## DATASET CONTENT
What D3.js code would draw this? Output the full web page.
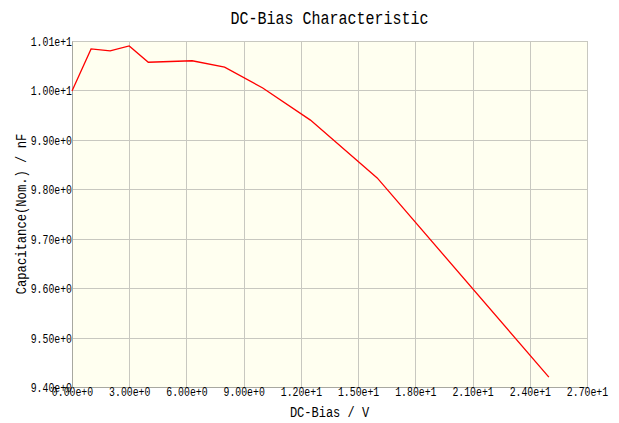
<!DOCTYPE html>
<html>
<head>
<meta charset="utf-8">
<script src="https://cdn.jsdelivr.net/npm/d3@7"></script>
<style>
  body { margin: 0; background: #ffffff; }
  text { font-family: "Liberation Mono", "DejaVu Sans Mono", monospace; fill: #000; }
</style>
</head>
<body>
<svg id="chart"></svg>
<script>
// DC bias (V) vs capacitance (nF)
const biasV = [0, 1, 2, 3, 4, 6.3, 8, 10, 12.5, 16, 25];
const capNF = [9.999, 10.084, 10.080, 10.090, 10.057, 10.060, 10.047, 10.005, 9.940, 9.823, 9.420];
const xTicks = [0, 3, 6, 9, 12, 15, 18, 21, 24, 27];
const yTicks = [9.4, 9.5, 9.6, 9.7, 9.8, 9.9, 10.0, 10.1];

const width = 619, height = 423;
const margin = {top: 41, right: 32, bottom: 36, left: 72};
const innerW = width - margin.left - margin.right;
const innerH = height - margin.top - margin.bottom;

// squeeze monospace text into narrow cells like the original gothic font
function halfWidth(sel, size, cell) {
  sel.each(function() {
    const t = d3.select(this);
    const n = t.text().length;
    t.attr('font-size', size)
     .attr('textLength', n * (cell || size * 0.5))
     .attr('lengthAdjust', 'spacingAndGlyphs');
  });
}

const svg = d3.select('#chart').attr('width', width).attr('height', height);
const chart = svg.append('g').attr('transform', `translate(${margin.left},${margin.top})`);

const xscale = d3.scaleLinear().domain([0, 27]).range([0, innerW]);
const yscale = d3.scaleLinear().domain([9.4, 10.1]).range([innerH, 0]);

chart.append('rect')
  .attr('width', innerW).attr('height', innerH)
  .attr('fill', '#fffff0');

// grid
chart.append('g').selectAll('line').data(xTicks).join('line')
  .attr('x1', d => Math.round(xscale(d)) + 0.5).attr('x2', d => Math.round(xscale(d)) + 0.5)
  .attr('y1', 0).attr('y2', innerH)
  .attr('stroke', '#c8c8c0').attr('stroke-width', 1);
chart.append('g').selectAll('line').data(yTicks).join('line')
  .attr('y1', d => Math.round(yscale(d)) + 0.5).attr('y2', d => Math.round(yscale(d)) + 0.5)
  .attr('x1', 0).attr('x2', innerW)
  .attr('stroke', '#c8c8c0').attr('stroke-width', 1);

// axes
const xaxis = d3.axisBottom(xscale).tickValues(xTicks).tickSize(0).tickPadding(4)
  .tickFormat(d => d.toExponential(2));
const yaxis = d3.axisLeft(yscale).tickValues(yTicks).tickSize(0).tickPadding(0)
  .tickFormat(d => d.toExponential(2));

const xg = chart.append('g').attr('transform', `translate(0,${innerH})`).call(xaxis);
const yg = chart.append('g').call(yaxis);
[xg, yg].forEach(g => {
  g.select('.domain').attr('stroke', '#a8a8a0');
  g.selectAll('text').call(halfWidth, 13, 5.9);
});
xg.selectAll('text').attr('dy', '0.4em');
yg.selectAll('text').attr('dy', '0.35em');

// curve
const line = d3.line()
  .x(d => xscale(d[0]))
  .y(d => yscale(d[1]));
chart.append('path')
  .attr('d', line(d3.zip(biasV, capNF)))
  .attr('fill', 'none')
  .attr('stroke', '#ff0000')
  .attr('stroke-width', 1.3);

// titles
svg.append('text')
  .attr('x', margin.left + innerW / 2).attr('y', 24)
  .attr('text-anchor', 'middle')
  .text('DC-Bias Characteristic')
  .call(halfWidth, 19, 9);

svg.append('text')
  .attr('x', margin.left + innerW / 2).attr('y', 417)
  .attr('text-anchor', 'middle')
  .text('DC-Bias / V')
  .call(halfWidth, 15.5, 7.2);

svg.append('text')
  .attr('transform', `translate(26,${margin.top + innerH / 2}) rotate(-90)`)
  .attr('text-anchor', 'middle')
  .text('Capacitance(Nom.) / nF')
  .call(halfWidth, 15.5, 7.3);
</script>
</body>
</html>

## AIM OF THE TASK
Word for word, quote the lines above. Omit the pictures.

## TASK RESPONSE
What D3.js code would draw this? Output the full web page.
<!DOCTYPE html>
<html>
<head>
<meta charset="utf-8">
<script src="https://cdn.jsdelivr.net/npm/d3@7"></script>
<style>
  body { margin: 0; background: #ffffff; }
  text { font-family: "Liberation Mono", "DejaVu Sans Mono", monospace; fill: #000; }
</style>
</head>
<body>
<svg id="chart"></svg>
<script>
// DC bias (V) vs capacitance (nF)
const biasV = [0, 1, 2, 3, 4, 6.3, 8, 10, 12.5, 16, 25];
const capNF = [9.999, 10.084, 10.080, 10.090, 10.057, 10.060, 10.047, 10.005, 9.940, 9.823, 9.420];
const xTicks = [0, 3, 6, 9, 12, 15, 18, 21, 24, 27];
const yTicks = [9.4, 9.5, 9.6, 9.7, 9.8, 9.9, 10.0, 10.1];

const width = 619, height = 423;
const margin = {top: 41, right: 32, bottom: 36, left: 72};
const innerW = width - margin.left - margin.right;
const innerH = height - margin.top - margin.bottom;

// squeeze monospace text into narrow cells like the original gothic font
function halfWidth(sel, size, cell) {
  sel.each(function() {
    const t = d3.select(this);
    const n = t.text().length;
    t.attr('font-size', size)
     .attr('textLength', n * (cell || size * 0.5))
     .attr('lengthAdjust', 'spacingAndGlyphs');
  });
}

const svg = d3.select('#chart').attr('width', width).attr('height', height);
const chart = svg.append('g').attr('transform', `translate(${margin.left},${margin.top})`);

const xscale = d3.scaleLinear().domain([0, 27]).range([0, innerW]);
const yscale = d3.scaleLinear().domain([9.4, 10.1]).range([innerH, 0]);

chart.append('rect')
  .attr('width', innerW).attr('height', innerH)
  .attr('fill', '#fffff0');

// grid
chart.append('g').selectAll('line').data(xTicks).join('line')
  .attr('x1', d => Math.round(xscale(d)) + 0.5).attr('x2', d => Math.round(xscale(d)) + 0.5)
  .attr('y1', 0).attr('y2', innerH)
  .attr('stroke', '#c8c8c0').attr('stroke-width', 1);
chart.append('g').selectAll('line').data(yTicks).join('line')
  .attr('y1', d => Math.round(yscale(d)) + 0.5).attr('y2', d => Math.round(yscale(d)) + 0.5)
  .attr('x1', 0).attr('x2', innerW)
  .attr('stroke', '#c8c8c0').attr('stroke-width', 1);

// axes
const xaxis = d3.axisBottom(xscale).tickValues(xTicks).tickSize(0).tickPadding(4)
  .tickFormat(d => d.toExponential(2));
const yaxis = d3.axisLeft(yscale).tickValues(yTicks).tickSize(0).tickPadding(0)
  .tickFormat(d => d.toExponential(2));

const xg = chart.append('g').attr('transform', `translate(0,${innerH})`).call(xaxis);
const yg = chart.append('g').call(yaxis);
[xg, yg].forEach(g => {
  g.select('.domain').attr('stroke', '#a8a8a0');
  g.selectAll('text').call(halfWidth, 13, 5.9);
});
xg.selectAll('text').attr('dy', '0.4em');
yg.selectAll('text').attr('dy', '0.35em');

// curve
const line = d3.line()
  .x(d => xscale(d[0]))
  .y(d => yscale(d[1]));
chart.append('path')
  .attr('d', line(d3.zip(biasV, capNF)))
  .attr('fill', 'none')
  .attr('stroke', '#ff0000')
  .attr('stroke-width', 1.3);

// titles
svg.append('text')
  .attr('x', margin.left + innerW / 2).attr('y', 24)
  .attr('text-anchor', 'middle')
  .text('DC-Bias Characteristic')
  .call(halfWidth, 19, 9);

svg.append('text')
  .attr('x', margin.left + innerW / 2).attr('y', 417)
  .attr('text-anchor', 'middle')
  .text('DC-Bias / V')
  .call(halfWidth, 15.5, 7.2);

svg.append('text')
  .attr('transform', `translate(26,${margin.top + innerH / 2}) rotate(-90)`)
  .attr('text-anchor', 'middle')
  .text('Capacitance(Nom.) / nF')
  .call(halfWidth, 15.5, 7.3);
</script>
</body>
</html>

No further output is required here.